We all know the high price we pay for living in Nassau County. There’s always a lot of talk about the blame game, but did you ever think that one person could singlehandedly drive up our taxes?
Well surprise, surprise. Over the past several years, Martin Scheinman, a largely unknown power broker, has made quite a career as an arbitrator for thousands of public employees. The deals he has helped hammer out between public employee unions and county officials have impacted millions of taxpayers.
His latest deal, however, has raised more than a few eyebrows and will prove to be another nail in the coffin of the Nassau County taxpayer.

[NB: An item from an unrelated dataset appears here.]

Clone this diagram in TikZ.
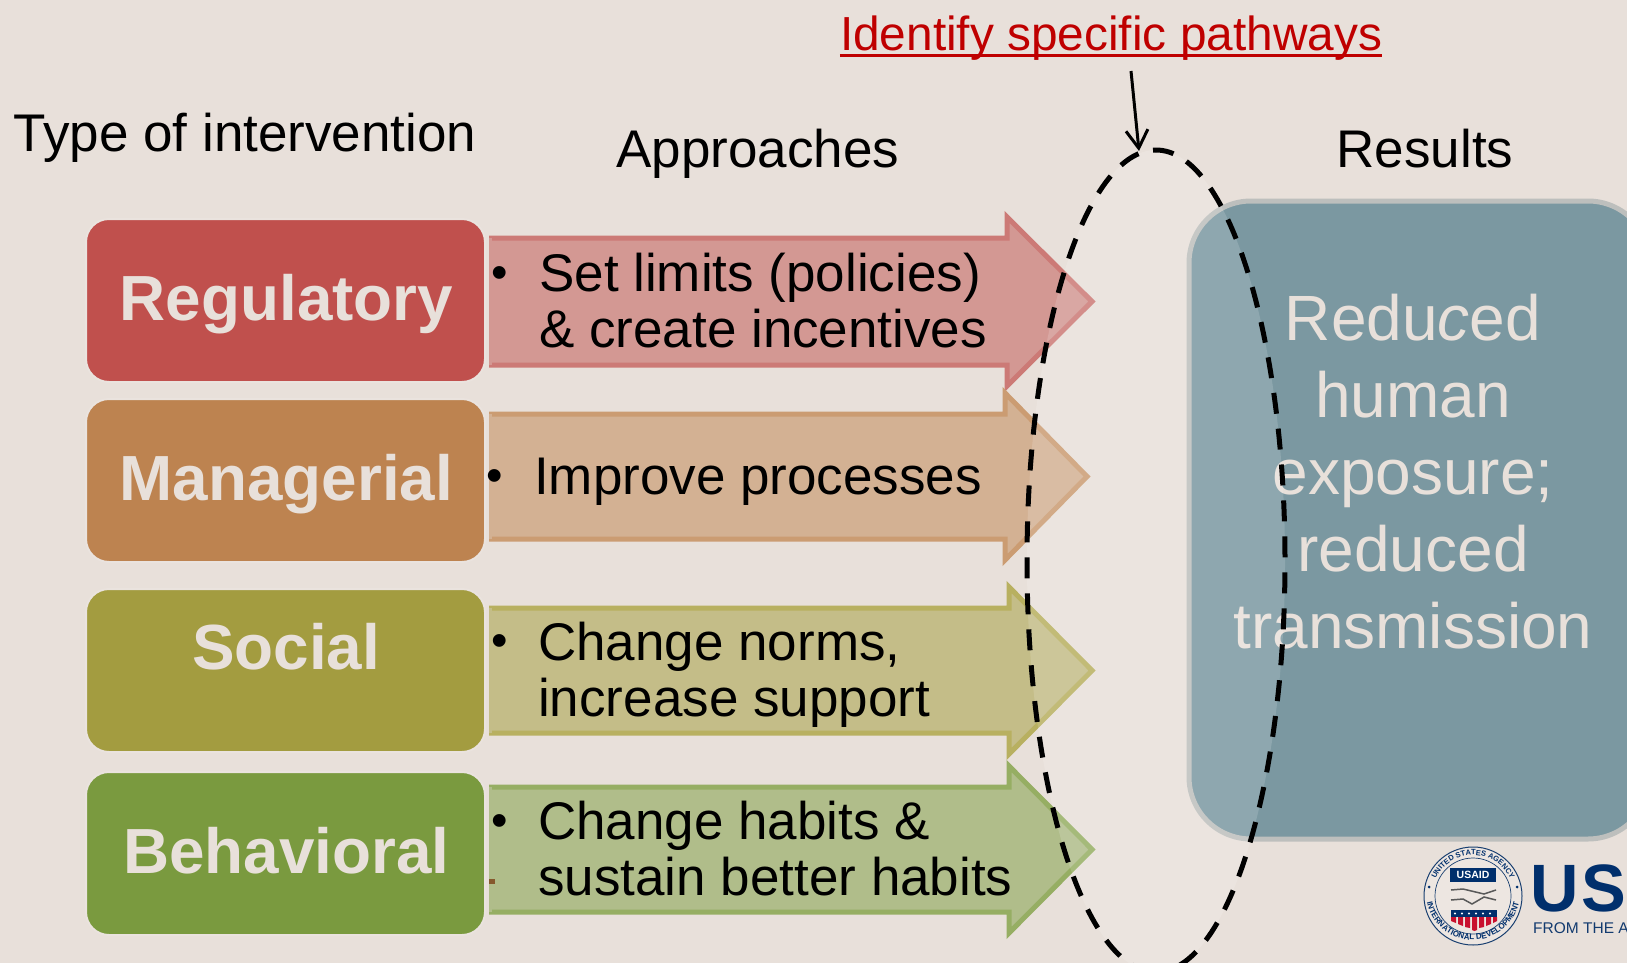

Last week, Newsday reported that an arbitration panel gave a 40 percent raise to 43 investigators in the district attorney’s office. This included both current and former investigators. Their salaries jumped a grotesque 40 percent during the week of Jan. 7.
According to Newsday, the investigators were making an average of $86,400 per year, and the salaries ranged from $46,000 to $109,000. The new wage scale increases their salaries to an average of $121,000, with a low of $98,000 and a high of $190,000 — all almost overnight!
Why the dramatic increase? Scheinman and his panel decided that these investigators, who were formerly part of the Civil Service Employees Association, should instead receive the salaries and benefits of the county’s Detectives Association.
The increase in salaries will cost the county an extra $1.5 million. Also entangled in the agreement is approximately $3 million in retroactive pay, and mandated benefits that include extra pay for years of service, clothing and equipment allowances. And let’s not forget 24 days of sick leave a year and 27 vacation days.
Many of these investigators are retired police officers who already receive state pensions. According to a Newsday editorial on the issue, “Thirty of the 42 are retirees who have waivers allowing them to collect public pensions and earn full salaries from another government employer.”